Work instructions ::
Select from the data all lines with the word "that".

Input data ::
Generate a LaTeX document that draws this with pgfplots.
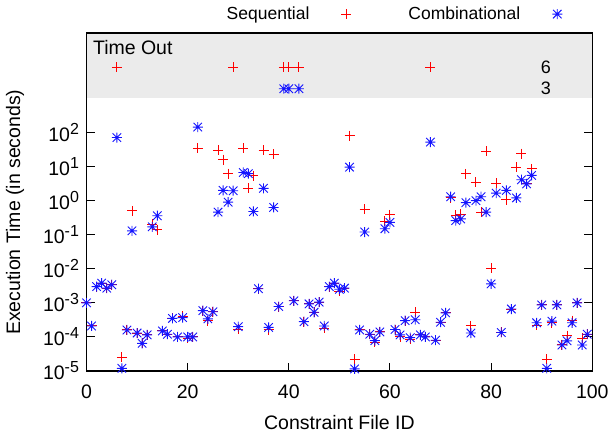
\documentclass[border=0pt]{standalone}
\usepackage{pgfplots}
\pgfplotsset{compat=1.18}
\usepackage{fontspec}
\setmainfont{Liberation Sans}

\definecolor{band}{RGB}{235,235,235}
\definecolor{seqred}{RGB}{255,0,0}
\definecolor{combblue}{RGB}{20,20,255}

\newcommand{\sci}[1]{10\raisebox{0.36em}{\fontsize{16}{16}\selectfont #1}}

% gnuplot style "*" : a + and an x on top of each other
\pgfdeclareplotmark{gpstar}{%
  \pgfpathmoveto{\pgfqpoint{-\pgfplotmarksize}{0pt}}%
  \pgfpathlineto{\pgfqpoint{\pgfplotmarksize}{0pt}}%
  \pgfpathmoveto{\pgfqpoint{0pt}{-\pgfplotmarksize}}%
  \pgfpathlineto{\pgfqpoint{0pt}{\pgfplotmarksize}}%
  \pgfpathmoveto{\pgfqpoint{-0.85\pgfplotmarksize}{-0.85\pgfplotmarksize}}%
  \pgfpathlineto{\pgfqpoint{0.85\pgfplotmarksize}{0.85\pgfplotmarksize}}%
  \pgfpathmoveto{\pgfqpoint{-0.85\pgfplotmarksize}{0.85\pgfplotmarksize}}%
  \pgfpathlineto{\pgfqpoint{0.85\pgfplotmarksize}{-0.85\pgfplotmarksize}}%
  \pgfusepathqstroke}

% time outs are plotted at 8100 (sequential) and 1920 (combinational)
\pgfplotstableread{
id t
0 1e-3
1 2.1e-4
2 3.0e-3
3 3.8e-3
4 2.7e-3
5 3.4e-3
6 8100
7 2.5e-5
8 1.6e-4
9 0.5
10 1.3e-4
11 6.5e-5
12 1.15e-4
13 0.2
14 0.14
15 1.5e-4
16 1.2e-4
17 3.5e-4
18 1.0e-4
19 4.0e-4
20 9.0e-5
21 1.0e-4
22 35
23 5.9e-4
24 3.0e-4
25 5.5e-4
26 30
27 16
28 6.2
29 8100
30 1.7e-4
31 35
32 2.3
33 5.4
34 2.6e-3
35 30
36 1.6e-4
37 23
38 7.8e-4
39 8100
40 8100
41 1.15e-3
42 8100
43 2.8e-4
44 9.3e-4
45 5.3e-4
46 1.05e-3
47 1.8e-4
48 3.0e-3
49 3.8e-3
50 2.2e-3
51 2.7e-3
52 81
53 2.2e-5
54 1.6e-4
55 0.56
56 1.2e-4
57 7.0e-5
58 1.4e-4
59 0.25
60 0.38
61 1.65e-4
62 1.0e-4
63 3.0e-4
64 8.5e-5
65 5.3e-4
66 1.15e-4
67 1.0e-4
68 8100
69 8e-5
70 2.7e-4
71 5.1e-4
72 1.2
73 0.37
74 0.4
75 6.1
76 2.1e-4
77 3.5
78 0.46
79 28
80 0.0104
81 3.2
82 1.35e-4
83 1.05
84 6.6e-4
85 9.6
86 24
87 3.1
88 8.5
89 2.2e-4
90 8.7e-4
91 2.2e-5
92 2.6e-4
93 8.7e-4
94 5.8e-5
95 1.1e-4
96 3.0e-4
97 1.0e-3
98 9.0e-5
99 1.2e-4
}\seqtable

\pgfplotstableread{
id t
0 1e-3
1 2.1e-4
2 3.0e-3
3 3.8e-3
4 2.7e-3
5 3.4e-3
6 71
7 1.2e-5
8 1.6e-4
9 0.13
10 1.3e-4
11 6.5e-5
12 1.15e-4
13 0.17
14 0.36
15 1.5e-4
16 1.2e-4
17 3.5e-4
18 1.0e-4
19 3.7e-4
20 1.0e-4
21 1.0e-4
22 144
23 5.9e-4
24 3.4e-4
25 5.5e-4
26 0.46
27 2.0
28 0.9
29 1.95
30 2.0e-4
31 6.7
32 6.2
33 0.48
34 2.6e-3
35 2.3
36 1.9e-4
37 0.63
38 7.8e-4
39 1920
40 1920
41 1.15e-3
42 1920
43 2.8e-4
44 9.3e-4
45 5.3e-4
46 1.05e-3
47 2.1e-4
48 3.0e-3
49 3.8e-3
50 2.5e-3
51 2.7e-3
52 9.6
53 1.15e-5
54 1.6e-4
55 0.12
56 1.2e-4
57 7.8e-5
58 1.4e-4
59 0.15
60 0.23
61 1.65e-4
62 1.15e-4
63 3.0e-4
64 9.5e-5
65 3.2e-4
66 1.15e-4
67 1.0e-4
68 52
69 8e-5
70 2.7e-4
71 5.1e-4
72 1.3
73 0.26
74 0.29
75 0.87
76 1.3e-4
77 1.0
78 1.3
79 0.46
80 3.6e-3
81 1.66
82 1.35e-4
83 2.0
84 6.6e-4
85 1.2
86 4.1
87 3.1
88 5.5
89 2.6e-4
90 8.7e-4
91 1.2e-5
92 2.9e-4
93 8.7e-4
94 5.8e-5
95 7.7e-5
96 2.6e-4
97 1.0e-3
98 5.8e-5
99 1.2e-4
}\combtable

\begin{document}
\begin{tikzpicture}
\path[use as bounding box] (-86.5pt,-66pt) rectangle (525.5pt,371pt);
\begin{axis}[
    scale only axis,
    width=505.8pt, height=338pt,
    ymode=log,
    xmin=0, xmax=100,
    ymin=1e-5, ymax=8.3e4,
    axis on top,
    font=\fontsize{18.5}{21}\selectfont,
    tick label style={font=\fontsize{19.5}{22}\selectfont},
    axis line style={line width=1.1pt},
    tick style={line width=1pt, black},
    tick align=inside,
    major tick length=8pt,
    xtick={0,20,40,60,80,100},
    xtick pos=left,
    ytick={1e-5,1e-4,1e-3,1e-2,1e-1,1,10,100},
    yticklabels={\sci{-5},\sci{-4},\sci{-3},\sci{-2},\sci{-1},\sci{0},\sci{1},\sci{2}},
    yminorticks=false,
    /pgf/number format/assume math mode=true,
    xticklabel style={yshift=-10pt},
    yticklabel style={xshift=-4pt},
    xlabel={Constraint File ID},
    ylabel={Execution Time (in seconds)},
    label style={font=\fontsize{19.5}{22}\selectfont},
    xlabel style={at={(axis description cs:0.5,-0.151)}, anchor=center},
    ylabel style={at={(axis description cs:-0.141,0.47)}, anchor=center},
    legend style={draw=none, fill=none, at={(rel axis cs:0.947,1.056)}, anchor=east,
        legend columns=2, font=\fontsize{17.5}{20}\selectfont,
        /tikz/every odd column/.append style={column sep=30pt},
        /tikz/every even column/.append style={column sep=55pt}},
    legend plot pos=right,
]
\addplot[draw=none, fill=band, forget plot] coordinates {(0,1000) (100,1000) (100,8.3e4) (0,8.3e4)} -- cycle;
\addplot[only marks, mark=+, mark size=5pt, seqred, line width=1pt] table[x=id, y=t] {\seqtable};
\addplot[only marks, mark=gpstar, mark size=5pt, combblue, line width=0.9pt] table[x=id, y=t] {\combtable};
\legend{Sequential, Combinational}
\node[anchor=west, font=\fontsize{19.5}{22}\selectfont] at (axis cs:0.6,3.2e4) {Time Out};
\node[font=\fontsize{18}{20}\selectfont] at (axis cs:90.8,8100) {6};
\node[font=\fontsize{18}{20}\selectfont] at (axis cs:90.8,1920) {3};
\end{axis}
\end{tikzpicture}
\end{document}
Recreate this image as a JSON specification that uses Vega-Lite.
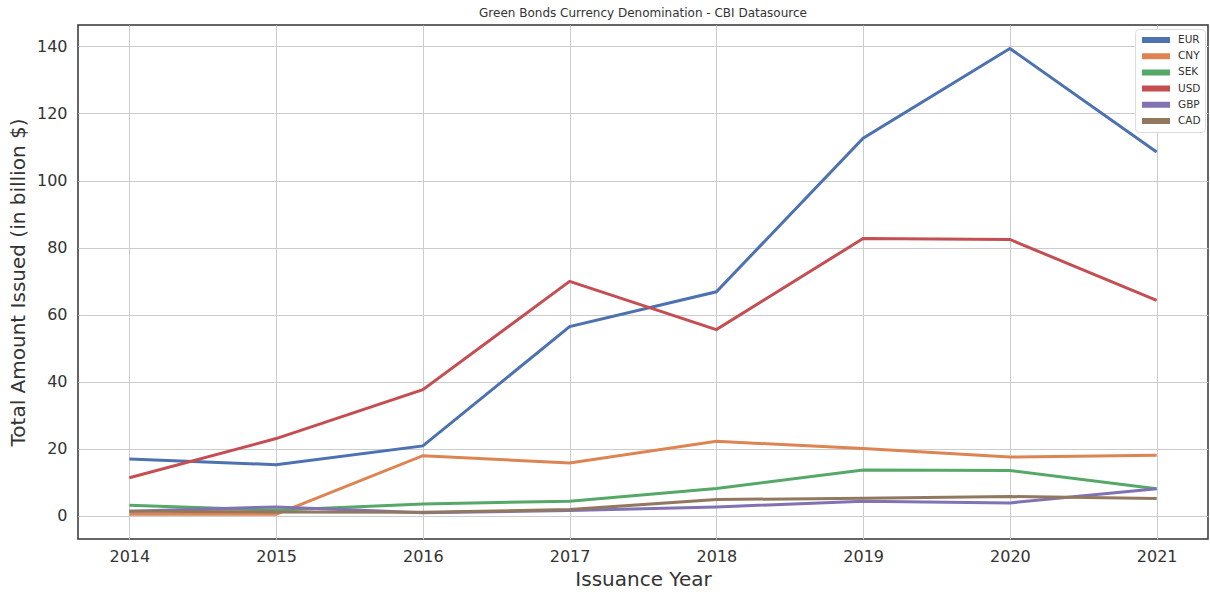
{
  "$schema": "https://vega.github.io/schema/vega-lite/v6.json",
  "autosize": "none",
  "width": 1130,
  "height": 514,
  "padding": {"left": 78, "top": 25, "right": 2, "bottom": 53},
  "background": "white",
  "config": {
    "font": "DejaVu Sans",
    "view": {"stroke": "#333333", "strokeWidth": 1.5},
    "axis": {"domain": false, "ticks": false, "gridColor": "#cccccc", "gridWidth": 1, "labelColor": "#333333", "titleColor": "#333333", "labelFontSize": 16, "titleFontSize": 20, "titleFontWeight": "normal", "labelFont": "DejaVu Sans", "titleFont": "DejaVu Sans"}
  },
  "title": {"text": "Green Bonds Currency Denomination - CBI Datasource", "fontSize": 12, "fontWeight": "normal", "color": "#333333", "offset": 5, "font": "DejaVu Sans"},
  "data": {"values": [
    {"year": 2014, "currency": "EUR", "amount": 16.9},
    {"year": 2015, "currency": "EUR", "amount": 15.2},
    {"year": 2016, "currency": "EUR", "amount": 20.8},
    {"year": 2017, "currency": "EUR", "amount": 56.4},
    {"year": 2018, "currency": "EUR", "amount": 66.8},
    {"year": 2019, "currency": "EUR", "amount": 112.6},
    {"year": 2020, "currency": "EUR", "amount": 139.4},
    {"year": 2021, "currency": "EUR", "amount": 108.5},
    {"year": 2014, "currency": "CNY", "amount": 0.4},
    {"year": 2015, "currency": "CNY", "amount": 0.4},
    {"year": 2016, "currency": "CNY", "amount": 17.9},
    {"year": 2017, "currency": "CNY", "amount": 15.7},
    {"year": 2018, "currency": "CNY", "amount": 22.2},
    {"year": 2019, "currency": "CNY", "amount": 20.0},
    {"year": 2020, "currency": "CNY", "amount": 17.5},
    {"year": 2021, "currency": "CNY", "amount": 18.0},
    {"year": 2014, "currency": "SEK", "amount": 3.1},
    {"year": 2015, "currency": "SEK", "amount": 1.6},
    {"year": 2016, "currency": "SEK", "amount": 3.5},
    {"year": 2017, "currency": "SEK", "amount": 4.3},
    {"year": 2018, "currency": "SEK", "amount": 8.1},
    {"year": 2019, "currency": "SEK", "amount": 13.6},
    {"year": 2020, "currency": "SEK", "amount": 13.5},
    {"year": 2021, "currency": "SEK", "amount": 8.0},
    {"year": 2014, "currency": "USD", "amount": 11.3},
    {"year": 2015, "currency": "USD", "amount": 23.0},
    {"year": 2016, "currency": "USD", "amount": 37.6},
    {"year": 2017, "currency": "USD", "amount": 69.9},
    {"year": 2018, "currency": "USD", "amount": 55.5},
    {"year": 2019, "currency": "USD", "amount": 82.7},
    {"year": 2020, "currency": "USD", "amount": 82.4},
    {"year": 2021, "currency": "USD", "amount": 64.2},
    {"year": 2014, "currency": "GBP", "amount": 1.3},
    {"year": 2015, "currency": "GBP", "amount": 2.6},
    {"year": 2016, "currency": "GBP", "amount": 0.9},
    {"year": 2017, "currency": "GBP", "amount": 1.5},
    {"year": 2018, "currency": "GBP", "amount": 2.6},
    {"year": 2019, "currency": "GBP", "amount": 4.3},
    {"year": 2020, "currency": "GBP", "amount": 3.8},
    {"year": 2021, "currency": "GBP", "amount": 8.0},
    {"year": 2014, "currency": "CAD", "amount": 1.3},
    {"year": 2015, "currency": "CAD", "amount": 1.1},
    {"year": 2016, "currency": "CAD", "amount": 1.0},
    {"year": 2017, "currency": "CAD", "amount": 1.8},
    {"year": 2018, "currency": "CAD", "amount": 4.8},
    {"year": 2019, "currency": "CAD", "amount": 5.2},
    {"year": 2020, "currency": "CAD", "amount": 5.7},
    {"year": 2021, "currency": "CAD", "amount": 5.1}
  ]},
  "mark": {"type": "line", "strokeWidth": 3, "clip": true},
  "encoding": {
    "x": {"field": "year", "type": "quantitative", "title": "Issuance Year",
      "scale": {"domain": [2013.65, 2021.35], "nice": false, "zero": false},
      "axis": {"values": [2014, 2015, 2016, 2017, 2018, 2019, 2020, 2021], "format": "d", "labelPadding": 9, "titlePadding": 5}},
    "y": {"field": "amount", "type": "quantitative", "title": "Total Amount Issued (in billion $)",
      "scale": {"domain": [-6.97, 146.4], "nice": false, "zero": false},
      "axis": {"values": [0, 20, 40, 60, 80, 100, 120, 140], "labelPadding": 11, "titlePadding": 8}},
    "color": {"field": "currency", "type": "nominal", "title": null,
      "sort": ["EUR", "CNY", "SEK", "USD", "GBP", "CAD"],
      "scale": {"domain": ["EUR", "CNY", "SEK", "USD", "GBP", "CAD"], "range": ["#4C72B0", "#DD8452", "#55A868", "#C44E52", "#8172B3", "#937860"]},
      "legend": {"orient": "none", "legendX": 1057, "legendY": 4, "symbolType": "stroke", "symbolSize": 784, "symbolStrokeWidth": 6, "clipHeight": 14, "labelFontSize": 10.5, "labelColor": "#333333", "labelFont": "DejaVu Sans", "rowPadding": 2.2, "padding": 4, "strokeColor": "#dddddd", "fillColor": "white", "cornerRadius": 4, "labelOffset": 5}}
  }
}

The output ::
Generate a LaTeX document that draws this with pgfplots.
Recreate this image as a JSON specification that uses Vega-Lite.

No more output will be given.